◆ **SUPPLIED DATA**:
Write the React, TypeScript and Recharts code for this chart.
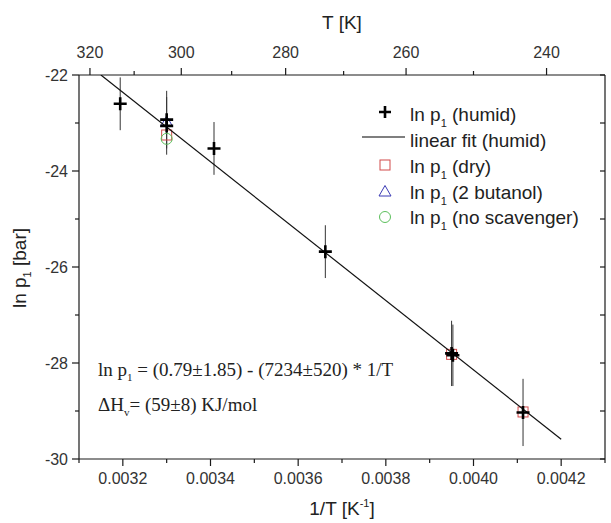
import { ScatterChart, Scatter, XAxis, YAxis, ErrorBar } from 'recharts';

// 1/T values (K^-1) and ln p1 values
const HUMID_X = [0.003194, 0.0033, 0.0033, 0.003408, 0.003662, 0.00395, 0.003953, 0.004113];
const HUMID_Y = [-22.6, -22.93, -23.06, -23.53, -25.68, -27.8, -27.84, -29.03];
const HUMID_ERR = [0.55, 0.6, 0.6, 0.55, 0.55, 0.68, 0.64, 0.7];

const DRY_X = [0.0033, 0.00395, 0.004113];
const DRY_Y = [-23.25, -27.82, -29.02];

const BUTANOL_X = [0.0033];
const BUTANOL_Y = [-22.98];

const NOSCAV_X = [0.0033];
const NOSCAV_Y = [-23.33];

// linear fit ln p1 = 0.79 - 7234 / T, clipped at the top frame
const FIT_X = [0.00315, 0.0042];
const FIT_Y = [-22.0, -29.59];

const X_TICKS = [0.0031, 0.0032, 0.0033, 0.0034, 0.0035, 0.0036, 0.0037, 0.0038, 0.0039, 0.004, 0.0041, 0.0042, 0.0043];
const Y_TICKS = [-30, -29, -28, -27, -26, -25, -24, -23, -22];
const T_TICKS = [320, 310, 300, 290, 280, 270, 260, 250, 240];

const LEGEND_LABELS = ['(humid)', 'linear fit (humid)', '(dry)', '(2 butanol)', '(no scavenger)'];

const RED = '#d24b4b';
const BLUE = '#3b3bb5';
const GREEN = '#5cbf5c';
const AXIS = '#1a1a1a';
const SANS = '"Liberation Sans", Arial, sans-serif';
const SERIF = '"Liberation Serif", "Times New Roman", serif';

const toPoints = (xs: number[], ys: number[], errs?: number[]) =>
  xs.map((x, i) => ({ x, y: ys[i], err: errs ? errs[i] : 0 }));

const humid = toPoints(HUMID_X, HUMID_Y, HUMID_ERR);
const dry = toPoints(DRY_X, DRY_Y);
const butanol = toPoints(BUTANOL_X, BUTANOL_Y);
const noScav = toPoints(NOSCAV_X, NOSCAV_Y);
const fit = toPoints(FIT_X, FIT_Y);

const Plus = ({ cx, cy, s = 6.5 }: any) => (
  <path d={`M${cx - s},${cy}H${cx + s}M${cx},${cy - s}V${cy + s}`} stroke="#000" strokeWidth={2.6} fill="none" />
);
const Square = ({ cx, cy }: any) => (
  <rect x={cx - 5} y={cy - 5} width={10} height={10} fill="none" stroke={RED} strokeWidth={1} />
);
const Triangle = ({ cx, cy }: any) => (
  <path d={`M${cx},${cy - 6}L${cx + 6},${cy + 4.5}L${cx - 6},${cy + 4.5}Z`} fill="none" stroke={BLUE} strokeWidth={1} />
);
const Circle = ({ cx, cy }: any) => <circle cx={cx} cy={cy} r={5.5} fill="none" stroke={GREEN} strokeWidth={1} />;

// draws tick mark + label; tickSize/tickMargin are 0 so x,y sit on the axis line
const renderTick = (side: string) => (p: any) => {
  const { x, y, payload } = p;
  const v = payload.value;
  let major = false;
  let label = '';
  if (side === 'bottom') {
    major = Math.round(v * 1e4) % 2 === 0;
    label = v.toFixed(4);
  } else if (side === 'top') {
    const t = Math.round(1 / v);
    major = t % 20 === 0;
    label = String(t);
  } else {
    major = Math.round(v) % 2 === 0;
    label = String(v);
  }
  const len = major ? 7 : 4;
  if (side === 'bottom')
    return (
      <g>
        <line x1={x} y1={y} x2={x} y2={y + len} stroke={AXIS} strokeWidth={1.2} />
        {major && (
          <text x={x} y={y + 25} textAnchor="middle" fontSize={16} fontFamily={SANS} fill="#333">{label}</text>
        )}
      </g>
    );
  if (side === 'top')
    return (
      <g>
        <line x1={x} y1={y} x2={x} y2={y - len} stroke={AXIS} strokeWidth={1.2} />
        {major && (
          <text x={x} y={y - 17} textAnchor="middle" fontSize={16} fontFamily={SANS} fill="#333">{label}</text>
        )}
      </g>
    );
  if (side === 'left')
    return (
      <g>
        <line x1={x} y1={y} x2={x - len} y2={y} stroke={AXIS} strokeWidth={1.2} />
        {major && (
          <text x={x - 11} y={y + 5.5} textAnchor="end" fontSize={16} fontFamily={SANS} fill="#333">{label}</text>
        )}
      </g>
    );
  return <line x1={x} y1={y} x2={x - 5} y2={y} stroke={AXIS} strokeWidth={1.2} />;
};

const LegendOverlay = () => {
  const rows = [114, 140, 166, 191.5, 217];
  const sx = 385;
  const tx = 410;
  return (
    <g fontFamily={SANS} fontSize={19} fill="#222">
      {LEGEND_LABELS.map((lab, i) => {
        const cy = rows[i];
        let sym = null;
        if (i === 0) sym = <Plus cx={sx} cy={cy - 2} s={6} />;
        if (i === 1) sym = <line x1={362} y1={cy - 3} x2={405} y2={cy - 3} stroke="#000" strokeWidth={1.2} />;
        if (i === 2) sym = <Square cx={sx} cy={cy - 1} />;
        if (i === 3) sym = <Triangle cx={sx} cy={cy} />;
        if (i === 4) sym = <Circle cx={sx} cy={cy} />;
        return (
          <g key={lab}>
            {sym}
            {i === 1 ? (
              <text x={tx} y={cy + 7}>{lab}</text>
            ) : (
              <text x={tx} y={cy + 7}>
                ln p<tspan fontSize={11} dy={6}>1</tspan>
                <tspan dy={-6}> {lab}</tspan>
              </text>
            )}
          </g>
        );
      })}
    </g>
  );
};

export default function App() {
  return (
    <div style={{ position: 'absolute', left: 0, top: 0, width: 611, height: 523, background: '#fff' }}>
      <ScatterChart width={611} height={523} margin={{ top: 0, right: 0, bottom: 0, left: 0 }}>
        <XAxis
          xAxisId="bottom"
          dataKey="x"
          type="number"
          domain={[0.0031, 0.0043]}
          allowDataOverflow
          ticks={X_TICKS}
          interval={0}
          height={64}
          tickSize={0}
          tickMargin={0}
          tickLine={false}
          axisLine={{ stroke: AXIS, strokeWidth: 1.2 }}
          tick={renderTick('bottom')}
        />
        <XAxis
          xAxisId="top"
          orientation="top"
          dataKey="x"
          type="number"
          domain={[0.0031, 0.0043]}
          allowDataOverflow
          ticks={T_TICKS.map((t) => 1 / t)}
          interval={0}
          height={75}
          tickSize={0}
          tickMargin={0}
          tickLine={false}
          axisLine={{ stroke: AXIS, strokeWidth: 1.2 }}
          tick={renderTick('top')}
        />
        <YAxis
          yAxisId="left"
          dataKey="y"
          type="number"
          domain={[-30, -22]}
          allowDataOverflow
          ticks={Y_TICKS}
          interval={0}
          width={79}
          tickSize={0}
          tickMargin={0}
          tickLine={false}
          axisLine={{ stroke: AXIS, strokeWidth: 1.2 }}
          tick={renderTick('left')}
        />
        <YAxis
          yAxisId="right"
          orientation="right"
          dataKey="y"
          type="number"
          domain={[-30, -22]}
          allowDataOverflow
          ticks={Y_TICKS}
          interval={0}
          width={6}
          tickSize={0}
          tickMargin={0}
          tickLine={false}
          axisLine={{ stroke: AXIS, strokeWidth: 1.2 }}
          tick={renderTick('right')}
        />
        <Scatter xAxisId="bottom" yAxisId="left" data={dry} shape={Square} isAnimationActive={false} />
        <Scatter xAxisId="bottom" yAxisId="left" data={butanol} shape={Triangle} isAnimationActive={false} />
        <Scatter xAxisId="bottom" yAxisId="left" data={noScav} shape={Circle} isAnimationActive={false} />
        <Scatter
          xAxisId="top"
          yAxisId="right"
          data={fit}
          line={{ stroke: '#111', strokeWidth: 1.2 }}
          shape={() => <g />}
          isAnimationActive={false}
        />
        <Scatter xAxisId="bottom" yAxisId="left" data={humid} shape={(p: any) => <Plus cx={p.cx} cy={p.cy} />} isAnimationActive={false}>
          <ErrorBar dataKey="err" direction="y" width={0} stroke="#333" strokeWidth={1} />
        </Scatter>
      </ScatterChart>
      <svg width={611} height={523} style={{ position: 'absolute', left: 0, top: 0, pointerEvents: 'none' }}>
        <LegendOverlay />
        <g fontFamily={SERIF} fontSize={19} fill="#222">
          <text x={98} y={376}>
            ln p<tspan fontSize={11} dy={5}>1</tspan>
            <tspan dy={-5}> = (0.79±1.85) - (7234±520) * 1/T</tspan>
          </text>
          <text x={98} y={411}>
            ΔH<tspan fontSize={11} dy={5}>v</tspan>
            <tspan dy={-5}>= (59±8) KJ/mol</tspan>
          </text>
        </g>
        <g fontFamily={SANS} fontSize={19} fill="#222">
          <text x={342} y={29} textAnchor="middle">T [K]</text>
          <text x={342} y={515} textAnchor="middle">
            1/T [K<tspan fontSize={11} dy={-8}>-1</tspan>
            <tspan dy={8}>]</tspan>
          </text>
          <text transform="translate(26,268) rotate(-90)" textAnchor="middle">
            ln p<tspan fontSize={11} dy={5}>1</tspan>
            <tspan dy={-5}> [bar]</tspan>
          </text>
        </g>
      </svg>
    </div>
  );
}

◆ **WHAT THE TASK ASKS**: Starting at the top of the listing above, reproduce each line up to and including the one with "any) => <circle"; omit the pictures.

◆ **TASK OUTPUT**:
Write the React, TypeScript and Recharts code for this chart.
import { ScatterChart, Scatter, XAxis, YAxis, ErrorBar } from 'recharts';

// 1/T values (K^-1) and ln p1 values
const HUMID_X = [0.003194, 0.0033, 0.0033, 0.003408, 0.003662, 0.00395, 0.003953, 0.004113];
const HUMID_Y = [-22.6, -22.93, -23.06, -23.53, -25.68, -27.8, -27.84, -29.03];
const HUMID_ERR = [0.55, 0.6, 0.6, 0.55, 0.55, 0.68, 0.64, 0.7];

const DRY_X = [0.0033, 0.00395, 0.004113];
const DRY_Y = [-23.25, -27.82, -29.02];

const BUTANOL_X = [0.0033];
const BUTANOL_Y = [-22.98];

const NOSCAV_X = [0.0033];
const NOSCAV_Y = [-23.33];

// linear fit ln p1 = 0.79 - 7234 / T, clipped at the top frame
const FIT_X = [0.00315, 0.0042];
const FIT_Y = [-22.0, -29.59];

const X_TICKS = [0.0031, 0.0032, 0.0033, 0.0034, 0.0035, 0.0036, 0.0037, 0.0038, 0.0039, 0.004, 0.0041, 0.0042, 0.0043];
const Y_TICKS = [-30, -29, -28, -27, -26, -25, -24, -23, -22];
const T_TICKS = [320, 310, 300, 290, 280, 270, 260, 250, 240];

const LEGEND_LABELS = ['(humid)', 'linear fit (humid)', '(dry)', '(2 butanol)', '(no scavenger)'];

const RED = '#d24b4b';
const BLUE = '#3b3bb5';
const GREEN = '#5cbf5c';
const AXIS = '#1a1a1a';
const SANS = '"Liberation Sans", Arial, sans-serif';
const SERIF = '"Liberation Serif", "Times New Roman", serif';

const toPoints = (xs: number[], ys: number[], errs?: number[]) =>
  xs.map((x, i) => ({ x, y: ys[i], err: errs ? errs[i] : 0 }));

const humid = toPoints(HUMID_X, HUMID_Y, HUMID_ERR);
const dry = toPoints(DRY_X, DRY_Y);
const butanol = toPoints(BUTANOL_X, BUTANOL_Y);
const noScav = toPoints(NOSCAV_X, NOSCAV_Y);
const fit = toPoints(FIT_X, FIT_Y);

const Plus = ({ cx, cy, s = 6.5 }: any) => (
  <path d={`M${cx - s},${cy}H${cx + s}M${cx},${cy - s}V${cy + s}`} stroke="#000" strokeWidth={2.6} fill="none" />
);
const Square = ({ cx, cy }: any) => (
  <rect x={cx - 5} y={cy - 5} width={10} height={10} fill="none" stroke={RED} strokeWidth={1} />
);
const Triangle = ({ cx, cy }: any) => (
  <path d={`M${cx},${cy - 6}L${cx + 6},${cy + 4.5}L${cx - 6},${cy + 4.5}Z`} fill="none" stroke={BLUE} strokeWidth={1} />
);
const Circle = ({ cx, cy }: any) => <circle cx={cx} cy={cy} r={5.5} fill="none" stroke={GREEN} strokeWidth={1} />;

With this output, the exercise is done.